Percorsi spesso difficili da far accogliere, per il loro eclettismo, durante le sedute delle tesi di laurea, nella loro originalissima voce.

Negli ultimi anni del suo insegnamento, assieme a Silvia Cuppini, un’altra cara amica che ci ha lasciato nel grande vuoto, spesso Katia mi chiedeva le correlazioni, ed io ne ero felice, perché c’era sempre qualcosa di vibrante, di magmatico, di proiettivo in quelle interrogazioni che lei costruiva seguendo maieuticamente gli allievi, con grande generosità.

Così è stato anche alcuni anni in cui mi aveva chiesto di far parte della giuria del premio “Mario Luzi” di Montemaggiore al Metauro. Così – di questa felicità, voglio dire – è stata la collaborazione che le avevo chiesto per partecipare ad una giornata di studio per un grande poeta, suo maestro: Franco Scataglini.

E nelle parole, nelle pagine poi stampate, nei ricordi di quelle giornate e di quelle confidenze la ritrovo così vicina, quasi tangibile. Mi parlava, allora, della grande avventura di “Lengua”, del suo correre dalle Marche a Bologna, da Gianni Scalia, come fosse un postina “pasionaria della letteratura” (amava dire), che gettava totalmente la sua vita nel cuore della letteratura, e quindi della realtà.

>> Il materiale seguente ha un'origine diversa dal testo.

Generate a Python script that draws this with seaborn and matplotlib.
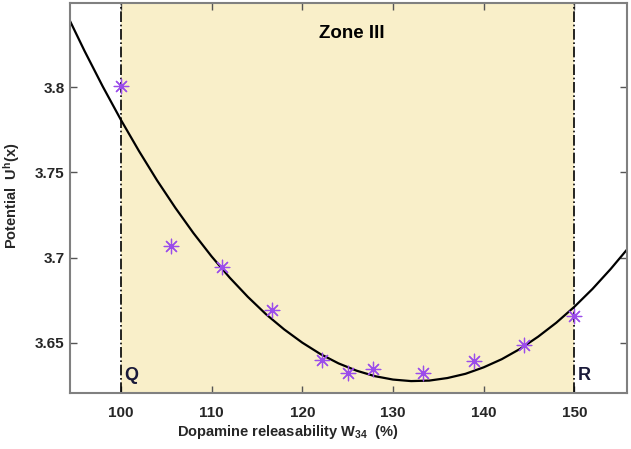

Recitava di lui un verso: “Sapé è vita de vita”. La conoscenza dunque come reduplicazione e moltiplicazione dell’essere. Ancora una volta, come presenza. Katia scriveva per Scataglini, ed ora io scrivo per lei: “se noi siamo qui a ricordare Franco [Katia] vuole dire ‘dolorosamente’ che non c’è più e che ne stiamo parlando: in altre parole possiamo dire soltanto parole su di lui [lei] con il solo sentimento della ‘vicinanza’ e con la sola impressione di avere in qualche modo spiegate tra noi le sue ‘idee’ e di spiegarle – forse un poco presuntuosamente – poi, a voi, che siete qui ora. Con la distanza del tempo comincio a pensare che le sue ‘idee’, ed anche le nostre, siano il suo corpo, il nostro corpo, la sua-nostra esistenza, la nostra-sua presenza nella comunità degli uomini, come ‘compagni’, individui-non divisi, nella società”.

Questa la luce di Katia, che terremo con noi per sempre, come lei soleva dire, “nella traccia della memoria”.